Task prompt
Scan the lines below for the string "this" and report how many lines contain it, giving only the number.

Record extracts
════════════════════

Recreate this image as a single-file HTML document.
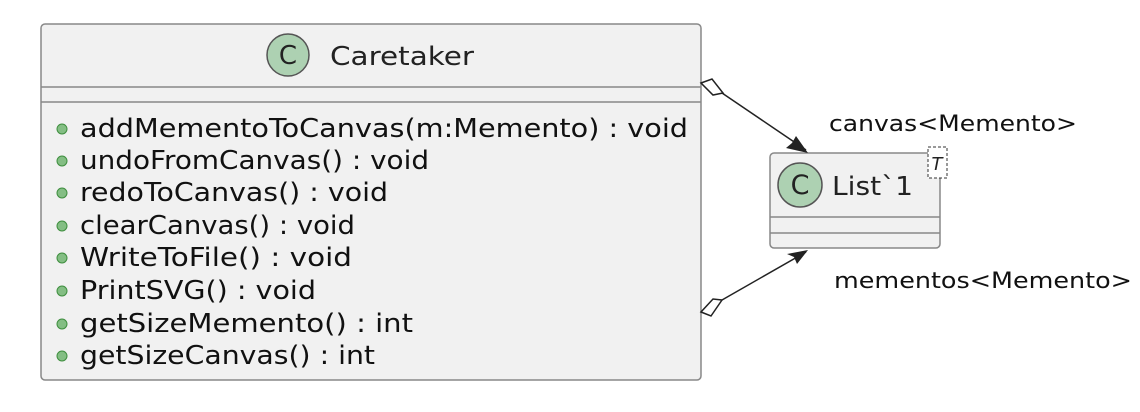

════════════════════

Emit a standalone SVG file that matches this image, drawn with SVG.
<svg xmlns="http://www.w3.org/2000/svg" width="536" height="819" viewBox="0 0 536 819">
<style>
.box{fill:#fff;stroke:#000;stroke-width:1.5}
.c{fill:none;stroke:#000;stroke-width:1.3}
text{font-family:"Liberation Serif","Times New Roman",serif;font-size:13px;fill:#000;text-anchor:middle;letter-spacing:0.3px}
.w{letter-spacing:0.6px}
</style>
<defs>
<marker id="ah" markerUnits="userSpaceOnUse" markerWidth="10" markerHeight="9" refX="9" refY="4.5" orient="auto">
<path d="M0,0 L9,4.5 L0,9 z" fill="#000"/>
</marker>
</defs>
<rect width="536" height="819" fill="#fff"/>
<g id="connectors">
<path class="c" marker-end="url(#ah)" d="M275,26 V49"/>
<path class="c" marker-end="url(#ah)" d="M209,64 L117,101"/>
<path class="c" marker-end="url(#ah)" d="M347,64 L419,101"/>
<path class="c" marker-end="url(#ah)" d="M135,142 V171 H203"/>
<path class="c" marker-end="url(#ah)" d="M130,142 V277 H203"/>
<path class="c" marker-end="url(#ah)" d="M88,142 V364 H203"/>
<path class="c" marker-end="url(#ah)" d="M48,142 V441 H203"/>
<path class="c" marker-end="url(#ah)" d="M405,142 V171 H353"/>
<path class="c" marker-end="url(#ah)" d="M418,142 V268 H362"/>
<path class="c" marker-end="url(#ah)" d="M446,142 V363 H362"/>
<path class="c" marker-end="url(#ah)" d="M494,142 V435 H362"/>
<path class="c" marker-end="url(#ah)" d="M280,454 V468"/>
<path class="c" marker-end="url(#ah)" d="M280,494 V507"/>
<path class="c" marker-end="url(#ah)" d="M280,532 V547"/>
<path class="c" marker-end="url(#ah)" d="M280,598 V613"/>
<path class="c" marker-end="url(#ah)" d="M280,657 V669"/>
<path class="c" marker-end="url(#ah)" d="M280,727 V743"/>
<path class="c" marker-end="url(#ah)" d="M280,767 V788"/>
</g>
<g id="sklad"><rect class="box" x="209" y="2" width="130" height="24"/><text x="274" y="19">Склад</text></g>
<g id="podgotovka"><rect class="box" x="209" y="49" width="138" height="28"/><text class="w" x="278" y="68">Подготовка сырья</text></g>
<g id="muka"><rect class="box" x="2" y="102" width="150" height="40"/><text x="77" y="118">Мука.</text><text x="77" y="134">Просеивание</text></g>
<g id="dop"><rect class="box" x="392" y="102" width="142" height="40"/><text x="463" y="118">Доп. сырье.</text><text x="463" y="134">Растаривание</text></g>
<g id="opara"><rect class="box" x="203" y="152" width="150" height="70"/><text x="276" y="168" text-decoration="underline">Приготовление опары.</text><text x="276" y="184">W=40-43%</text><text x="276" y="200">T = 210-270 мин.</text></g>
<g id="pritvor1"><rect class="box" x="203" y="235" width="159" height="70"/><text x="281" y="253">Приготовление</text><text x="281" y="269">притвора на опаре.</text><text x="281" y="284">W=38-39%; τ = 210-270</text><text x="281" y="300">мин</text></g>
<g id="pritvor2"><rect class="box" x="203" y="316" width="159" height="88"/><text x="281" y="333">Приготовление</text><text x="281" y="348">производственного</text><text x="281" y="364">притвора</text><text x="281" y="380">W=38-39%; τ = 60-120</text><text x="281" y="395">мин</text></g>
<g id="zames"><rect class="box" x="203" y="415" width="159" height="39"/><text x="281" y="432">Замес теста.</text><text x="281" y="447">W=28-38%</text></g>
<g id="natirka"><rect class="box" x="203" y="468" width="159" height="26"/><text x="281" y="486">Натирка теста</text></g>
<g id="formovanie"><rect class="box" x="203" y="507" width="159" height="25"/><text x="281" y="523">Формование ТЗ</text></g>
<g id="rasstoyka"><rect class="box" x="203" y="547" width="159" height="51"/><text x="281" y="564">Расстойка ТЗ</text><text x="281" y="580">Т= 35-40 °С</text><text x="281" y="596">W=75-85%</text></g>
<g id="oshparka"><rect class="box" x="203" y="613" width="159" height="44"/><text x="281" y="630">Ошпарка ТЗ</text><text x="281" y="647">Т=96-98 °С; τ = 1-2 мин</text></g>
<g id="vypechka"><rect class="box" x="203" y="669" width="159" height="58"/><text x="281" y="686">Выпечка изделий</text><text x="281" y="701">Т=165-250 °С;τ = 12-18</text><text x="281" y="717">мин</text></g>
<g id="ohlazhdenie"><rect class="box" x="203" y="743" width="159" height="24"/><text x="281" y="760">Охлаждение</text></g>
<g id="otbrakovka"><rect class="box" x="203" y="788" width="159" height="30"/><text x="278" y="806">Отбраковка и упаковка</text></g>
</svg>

════════════════════

Reply
2